# Goal of the exercise
In the records below, find each line with the word "code" and copy it.

# Input rows

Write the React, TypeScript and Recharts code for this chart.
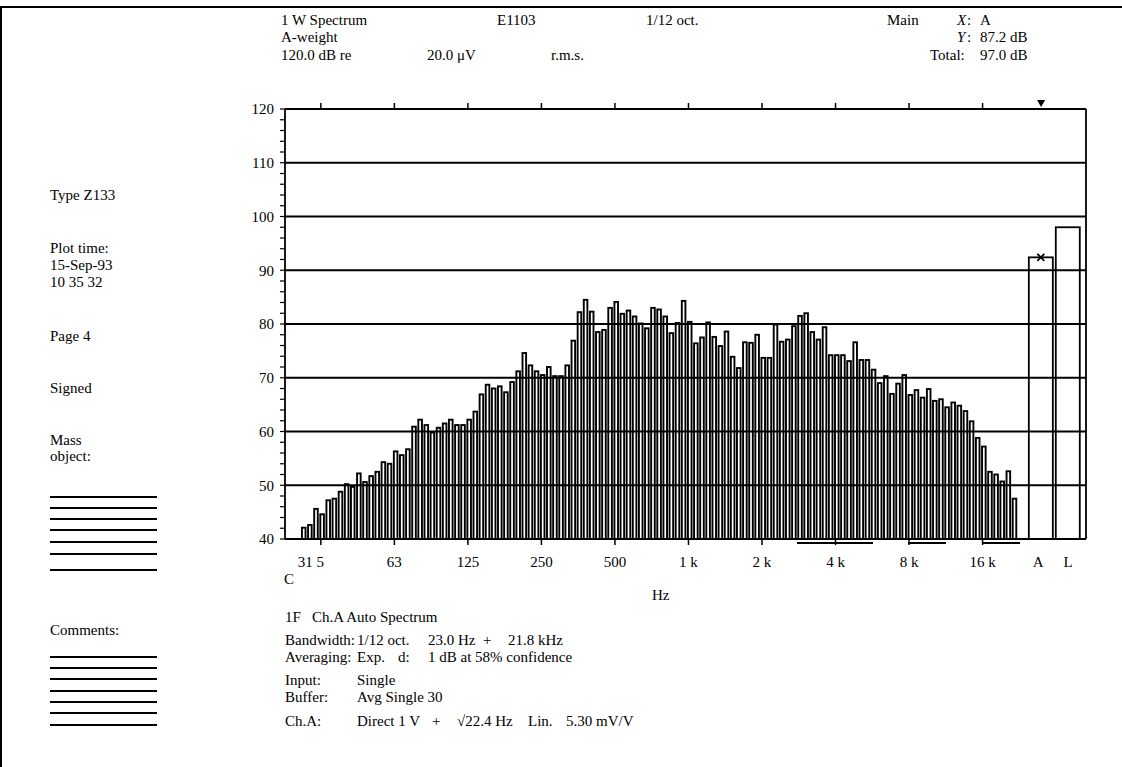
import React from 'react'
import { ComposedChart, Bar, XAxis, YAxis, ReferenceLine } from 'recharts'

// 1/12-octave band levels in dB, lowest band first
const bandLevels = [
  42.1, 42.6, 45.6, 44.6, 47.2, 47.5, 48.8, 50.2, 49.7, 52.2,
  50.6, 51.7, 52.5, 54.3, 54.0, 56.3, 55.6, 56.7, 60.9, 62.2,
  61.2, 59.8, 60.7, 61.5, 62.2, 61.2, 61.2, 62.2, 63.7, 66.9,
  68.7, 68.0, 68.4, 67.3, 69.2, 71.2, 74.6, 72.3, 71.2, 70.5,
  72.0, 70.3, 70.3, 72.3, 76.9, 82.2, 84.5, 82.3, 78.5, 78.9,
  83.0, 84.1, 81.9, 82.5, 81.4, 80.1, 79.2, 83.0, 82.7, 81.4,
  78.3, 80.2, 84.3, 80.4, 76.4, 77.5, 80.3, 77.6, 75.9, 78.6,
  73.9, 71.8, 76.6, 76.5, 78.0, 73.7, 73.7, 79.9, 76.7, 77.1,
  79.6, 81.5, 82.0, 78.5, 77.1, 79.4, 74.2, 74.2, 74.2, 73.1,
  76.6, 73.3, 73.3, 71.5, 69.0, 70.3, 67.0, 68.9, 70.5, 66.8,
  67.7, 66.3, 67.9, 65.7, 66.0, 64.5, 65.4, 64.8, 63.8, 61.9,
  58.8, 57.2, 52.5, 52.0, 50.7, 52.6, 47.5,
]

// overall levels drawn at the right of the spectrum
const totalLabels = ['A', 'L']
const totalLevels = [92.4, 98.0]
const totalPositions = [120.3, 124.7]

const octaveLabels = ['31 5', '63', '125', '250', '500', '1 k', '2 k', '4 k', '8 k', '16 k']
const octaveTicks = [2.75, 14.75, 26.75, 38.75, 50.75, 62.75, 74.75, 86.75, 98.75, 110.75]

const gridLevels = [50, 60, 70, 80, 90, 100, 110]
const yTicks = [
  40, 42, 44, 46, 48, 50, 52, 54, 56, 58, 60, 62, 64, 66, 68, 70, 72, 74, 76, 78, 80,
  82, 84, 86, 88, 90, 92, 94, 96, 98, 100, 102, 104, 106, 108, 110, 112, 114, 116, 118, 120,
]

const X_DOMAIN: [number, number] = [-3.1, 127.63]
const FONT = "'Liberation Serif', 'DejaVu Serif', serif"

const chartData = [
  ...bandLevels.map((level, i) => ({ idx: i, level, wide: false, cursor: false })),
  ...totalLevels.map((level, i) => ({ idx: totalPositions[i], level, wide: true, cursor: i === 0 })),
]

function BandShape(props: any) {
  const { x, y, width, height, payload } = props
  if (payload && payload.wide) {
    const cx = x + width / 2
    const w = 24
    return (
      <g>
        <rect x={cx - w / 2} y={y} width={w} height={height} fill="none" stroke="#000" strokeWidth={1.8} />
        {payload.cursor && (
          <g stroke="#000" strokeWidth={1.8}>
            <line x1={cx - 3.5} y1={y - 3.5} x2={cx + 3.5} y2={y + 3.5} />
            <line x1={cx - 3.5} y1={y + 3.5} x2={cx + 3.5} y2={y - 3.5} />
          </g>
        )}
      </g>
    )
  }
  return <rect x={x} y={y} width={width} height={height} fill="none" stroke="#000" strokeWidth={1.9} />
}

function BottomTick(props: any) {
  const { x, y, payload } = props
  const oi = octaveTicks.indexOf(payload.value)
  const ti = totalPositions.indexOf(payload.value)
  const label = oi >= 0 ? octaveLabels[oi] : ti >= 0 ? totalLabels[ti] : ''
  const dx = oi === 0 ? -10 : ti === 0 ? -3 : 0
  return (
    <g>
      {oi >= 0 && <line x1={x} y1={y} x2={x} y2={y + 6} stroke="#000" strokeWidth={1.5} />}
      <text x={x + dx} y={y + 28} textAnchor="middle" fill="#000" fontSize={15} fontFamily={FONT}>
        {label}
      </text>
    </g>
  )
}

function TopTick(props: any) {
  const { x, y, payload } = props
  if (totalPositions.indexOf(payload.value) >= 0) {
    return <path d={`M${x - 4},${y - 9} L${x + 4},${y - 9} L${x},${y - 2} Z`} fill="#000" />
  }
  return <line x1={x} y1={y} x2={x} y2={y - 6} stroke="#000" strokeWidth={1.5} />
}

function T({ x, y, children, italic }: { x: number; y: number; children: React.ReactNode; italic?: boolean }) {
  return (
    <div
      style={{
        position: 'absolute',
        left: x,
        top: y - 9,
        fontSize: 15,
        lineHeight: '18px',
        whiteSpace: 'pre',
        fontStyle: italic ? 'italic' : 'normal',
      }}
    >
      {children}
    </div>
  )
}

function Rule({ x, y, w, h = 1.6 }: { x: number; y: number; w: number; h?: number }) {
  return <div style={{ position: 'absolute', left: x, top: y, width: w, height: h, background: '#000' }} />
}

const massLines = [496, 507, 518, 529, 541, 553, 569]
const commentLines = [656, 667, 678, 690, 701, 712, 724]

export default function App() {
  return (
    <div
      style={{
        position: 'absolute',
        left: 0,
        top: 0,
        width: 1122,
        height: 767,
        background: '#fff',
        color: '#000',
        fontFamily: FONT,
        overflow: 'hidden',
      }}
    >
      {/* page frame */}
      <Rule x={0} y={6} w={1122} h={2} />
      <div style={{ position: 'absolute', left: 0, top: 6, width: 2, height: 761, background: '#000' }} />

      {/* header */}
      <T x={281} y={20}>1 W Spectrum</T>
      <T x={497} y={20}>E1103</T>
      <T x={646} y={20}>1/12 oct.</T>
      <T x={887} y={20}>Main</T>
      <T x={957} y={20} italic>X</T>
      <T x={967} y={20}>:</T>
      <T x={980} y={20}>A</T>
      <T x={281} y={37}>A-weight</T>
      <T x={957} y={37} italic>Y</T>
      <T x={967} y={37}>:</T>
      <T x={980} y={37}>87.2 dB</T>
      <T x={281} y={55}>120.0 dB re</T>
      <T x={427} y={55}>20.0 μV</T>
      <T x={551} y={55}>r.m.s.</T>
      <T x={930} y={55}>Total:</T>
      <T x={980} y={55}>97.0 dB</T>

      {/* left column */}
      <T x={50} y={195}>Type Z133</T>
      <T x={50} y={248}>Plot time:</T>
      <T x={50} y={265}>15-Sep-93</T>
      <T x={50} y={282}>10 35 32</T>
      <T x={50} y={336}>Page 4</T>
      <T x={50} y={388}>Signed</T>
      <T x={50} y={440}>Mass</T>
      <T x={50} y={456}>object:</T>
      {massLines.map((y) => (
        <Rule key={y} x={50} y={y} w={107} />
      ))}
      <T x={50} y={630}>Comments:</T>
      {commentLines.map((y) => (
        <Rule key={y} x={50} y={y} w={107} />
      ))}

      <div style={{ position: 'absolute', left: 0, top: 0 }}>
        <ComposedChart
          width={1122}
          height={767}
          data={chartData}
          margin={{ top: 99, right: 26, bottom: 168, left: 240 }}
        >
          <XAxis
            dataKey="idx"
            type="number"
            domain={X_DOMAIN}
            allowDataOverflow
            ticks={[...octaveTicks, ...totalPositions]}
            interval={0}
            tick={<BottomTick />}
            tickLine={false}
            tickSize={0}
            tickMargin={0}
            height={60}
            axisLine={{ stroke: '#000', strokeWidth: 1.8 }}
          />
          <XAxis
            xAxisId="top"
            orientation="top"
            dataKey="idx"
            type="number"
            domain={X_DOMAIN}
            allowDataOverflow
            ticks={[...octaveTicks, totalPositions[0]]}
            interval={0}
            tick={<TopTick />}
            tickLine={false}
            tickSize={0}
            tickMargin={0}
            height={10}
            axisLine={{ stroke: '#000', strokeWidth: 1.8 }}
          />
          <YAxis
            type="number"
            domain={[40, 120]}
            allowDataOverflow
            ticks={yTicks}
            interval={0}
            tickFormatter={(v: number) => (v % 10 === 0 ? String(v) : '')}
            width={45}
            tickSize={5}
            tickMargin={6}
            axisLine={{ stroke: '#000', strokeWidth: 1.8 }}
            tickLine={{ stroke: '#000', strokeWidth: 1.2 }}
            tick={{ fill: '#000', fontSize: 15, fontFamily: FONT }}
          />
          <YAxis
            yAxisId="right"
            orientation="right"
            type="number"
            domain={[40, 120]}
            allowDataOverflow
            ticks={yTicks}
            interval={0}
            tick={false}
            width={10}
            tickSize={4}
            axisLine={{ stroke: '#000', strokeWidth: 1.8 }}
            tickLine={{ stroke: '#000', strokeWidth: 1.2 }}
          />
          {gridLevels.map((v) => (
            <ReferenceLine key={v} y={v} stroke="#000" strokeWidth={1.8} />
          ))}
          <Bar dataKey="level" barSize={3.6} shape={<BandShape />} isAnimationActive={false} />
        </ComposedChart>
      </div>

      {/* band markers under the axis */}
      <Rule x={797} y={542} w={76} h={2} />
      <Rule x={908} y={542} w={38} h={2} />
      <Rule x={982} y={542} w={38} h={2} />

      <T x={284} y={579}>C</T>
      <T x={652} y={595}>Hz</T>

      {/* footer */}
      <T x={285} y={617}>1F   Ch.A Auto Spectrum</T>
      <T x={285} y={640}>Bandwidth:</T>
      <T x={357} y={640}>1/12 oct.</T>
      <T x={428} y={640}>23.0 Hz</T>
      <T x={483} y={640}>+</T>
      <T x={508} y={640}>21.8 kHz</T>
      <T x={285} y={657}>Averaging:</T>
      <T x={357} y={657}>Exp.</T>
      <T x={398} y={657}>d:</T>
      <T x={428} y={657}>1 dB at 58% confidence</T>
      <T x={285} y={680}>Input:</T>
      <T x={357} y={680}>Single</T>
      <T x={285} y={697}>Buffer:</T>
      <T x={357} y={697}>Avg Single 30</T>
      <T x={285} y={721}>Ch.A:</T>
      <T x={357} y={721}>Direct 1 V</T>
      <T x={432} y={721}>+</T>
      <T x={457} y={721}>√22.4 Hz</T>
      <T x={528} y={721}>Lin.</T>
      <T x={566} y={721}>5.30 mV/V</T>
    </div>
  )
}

==

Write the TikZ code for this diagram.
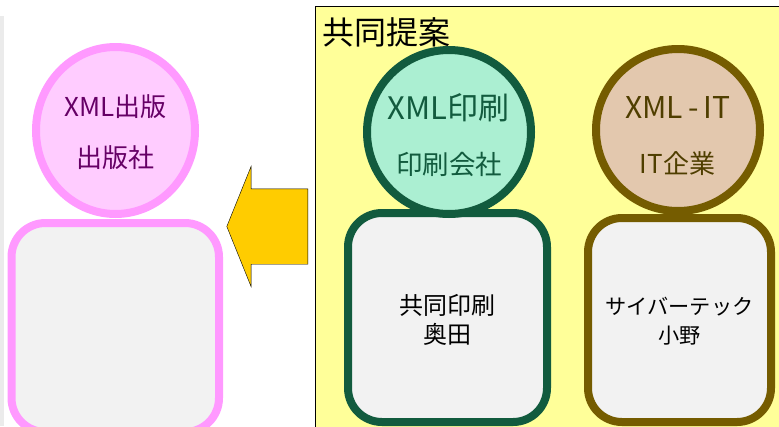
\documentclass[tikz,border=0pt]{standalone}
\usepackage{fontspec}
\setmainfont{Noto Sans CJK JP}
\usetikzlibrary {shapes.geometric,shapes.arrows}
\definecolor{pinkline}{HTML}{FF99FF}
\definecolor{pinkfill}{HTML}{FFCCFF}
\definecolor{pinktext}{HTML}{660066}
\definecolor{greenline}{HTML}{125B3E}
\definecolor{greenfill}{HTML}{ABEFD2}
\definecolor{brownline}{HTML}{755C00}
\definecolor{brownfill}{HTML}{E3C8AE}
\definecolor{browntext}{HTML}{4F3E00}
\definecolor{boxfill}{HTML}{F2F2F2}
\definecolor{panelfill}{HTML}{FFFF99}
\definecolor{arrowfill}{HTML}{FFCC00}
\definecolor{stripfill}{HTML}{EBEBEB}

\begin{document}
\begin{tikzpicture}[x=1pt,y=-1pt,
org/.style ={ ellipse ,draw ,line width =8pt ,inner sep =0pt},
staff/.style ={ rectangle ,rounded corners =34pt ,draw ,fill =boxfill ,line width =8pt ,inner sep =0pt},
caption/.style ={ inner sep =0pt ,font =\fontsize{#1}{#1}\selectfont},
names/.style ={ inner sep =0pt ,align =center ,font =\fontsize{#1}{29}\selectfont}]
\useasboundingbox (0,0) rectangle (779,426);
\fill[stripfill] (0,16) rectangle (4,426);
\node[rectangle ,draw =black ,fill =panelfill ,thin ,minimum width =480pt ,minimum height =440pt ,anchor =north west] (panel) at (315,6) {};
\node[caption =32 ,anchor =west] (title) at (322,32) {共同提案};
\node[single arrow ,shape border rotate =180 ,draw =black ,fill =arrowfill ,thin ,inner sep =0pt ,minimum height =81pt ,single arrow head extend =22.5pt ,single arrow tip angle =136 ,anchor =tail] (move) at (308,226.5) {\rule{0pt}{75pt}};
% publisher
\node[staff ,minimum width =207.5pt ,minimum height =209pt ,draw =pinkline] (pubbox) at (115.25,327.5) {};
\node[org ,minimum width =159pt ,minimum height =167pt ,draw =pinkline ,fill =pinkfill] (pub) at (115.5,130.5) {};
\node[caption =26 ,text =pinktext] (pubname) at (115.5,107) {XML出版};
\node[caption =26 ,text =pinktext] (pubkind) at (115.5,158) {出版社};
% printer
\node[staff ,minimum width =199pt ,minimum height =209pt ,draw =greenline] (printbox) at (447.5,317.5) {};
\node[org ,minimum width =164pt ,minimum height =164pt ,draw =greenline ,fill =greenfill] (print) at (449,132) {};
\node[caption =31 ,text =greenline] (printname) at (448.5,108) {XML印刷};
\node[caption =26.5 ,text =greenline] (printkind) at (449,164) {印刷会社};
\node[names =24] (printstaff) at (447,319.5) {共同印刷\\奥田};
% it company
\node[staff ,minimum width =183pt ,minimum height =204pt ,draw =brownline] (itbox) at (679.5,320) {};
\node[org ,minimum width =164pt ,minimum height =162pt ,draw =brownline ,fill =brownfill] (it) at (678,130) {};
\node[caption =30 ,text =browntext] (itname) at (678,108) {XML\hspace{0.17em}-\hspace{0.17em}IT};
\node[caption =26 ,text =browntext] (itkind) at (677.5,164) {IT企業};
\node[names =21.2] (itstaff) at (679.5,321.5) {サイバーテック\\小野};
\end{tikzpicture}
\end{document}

# Reply to the exercise
Write the React, TypeScript and Recharts code for this chart.
Write the TikZ code for this diagram.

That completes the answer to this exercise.